* [Requirements] Begin with the first line of the material and write out each line exactly, ending with the line that contains "const data = categories.map((name, i)". Pictures are not part of the copy.

* [Data for the task]
※
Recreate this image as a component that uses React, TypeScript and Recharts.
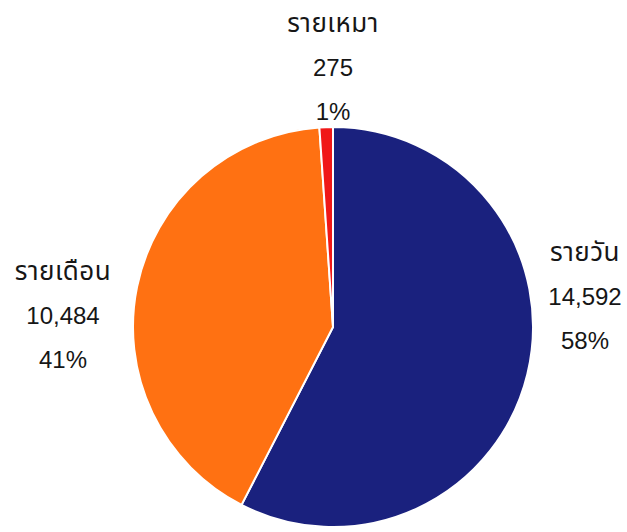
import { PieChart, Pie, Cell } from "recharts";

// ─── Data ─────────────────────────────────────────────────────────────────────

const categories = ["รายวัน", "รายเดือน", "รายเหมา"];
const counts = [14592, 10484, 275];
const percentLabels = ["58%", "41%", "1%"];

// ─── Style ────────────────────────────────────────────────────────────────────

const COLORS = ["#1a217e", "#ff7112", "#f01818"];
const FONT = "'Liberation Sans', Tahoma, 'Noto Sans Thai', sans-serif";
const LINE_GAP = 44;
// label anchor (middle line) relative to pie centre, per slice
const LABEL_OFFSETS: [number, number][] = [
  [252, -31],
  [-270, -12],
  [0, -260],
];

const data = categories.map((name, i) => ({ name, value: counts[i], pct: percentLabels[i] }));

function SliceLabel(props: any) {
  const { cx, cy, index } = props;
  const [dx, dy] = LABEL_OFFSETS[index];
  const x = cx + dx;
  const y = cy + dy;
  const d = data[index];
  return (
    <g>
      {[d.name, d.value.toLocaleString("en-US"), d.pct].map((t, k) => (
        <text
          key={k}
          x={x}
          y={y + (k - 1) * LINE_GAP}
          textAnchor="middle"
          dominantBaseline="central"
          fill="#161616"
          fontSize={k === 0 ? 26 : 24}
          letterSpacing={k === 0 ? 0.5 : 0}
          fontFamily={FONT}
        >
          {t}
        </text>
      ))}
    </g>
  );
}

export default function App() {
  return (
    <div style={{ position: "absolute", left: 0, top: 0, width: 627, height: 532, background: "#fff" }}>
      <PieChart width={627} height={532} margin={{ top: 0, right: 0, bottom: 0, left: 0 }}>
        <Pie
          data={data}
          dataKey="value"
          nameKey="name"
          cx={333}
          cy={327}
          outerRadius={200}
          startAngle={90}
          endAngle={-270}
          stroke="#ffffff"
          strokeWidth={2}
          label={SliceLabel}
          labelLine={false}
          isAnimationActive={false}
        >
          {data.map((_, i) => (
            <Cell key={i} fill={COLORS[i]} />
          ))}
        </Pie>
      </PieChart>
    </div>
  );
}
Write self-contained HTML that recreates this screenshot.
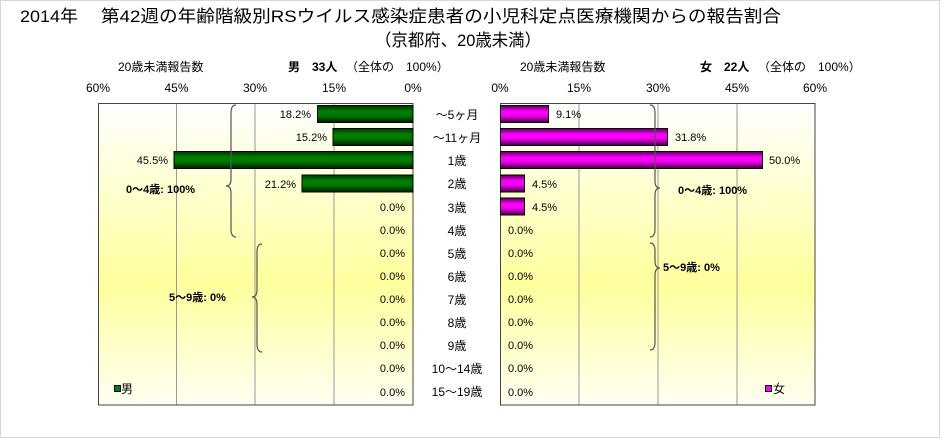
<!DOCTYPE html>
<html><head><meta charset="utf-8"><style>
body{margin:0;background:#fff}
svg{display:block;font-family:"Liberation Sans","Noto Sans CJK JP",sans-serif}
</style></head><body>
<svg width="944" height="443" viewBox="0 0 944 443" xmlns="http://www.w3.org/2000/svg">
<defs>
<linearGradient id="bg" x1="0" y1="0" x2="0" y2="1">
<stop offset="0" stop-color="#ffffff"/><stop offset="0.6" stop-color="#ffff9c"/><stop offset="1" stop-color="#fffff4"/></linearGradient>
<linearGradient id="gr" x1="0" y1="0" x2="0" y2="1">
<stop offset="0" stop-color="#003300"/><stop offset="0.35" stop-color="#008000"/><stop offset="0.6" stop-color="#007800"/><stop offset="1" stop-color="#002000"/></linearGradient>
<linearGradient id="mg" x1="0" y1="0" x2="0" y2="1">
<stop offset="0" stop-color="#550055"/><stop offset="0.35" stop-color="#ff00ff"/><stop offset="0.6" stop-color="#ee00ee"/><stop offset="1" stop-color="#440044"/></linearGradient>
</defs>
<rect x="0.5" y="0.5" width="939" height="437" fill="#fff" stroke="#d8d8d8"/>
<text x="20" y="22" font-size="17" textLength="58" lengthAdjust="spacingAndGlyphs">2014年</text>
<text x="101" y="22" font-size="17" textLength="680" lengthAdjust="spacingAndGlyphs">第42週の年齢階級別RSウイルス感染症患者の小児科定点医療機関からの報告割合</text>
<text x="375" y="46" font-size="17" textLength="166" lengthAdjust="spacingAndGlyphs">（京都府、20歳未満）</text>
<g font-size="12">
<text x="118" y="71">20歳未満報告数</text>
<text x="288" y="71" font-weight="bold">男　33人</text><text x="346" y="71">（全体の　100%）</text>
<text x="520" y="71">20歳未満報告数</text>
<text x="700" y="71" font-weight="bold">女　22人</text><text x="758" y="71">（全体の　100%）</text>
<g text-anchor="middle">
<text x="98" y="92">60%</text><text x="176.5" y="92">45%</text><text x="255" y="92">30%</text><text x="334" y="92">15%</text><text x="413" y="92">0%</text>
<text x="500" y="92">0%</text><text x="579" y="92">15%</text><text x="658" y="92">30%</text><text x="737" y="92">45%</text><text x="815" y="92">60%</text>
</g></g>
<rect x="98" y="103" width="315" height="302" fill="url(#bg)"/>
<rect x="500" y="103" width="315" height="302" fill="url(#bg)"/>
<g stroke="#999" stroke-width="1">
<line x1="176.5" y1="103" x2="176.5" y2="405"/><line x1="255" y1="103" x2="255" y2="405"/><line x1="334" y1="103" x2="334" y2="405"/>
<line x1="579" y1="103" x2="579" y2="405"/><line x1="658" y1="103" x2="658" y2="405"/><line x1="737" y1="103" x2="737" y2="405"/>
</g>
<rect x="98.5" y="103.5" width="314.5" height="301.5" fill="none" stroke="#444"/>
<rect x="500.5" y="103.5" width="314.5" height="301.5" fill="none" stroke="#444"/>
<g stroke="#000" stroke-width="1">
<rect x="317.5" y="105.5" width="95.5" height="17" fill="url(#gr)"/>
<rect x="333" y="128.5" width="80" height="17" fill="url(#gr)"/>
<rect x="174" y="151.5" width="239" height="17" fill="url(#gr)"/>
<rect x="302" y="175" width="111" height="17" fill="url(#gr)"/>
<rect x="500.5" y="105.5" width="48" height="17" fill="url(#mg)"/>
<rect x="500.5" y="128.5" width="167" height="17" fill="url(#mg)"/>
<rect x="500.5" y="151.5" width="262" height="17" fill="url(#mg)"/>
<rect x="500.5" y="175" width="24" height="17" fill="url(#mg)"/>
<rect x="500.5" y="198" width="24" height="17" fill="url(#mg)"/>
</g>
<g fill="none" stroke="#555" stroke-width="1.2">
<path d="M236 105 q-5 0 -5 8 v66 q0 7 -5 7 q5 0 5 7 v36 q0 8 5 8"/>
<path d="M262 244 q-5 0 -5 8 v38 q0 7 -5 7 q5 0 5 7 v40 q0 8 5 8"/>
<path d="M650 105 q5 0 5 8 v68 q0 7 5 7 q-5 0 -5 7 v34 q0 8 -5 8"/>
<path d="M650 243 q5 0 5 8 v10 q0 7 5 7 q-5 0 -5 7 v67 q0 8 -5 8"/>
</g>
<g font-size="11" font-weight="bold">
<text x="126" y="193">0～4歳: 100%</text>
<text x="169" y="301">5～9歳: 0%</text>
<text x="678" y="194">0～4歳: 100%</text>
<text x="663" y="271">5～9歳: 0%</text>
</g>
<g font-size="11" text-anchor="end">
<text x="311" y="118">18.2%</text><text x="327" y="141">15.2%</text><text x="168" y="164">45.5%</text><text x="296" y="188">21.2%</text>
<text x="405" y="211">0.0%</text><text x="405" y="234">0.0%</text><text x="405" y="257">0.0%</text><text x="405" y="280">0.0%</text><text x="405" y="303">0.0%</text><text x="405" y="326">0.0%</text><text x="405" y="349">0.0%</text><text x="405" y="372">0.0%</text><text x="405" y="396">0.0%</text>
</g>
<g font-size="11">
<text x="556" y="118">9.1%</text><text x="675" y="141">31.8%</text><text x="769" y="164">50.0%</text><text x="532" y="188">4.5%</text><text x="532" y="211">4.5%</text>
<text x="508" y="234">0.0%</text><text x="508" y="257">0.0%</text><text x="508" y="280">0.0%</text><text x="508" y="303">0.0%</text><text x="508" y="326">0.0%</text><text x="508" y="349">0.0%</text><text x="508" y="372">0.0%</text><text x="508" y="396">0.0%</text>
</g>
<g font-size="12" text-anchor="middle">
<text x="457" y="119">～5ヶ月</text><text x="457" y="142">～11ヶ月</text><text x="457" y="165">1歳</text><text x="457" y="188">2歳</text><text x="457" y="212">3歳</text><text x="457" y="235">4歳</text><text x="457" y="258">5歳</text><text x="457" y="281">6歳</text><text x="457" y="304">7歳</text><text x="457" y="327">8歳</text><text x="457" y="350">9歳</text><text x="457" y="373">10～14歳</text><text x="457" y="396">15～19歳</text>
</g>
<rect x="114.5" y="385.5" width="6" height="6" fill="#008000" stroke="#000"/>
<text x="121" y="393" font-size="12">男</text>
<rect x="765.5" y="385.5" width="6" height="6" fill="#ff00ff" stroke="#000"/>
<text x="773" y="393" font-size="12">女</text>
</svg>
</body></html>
※
* [Worked answer]
Recreate this image as a component that uses React, TypeScript and Recharts.
import { PieChart, Pie, Cell } from "recharts";

// ─── Data ─────────────────────────────────────────────────────────────────────

const categories = ["รายวัน", "รายเดือน", "รายเหมา"];
const counts = [14592, 10484, 275];
const percentLabels = ["58%", "41%", "1%"];

// ─── Style ────────────────────────────────────────────────────────────────────

const COLORS = ["#1a217e", "#ff7112", "#f01818"];
const FONT = "'Liberation Sans', Tahoma, 'Noto Sans Thai', sans-serif";
const LINE_GAP = 44;
// label anchor (middle line) relative to pie centre, per slice
const LABEL_OFFSETS: [number, number][] = [
  [252, -31],
  [-270, -12],
  [0, -260],
];

const data = categories.map((name, i) => ({ name, value: counts[i], pct: percentLabels[i] }));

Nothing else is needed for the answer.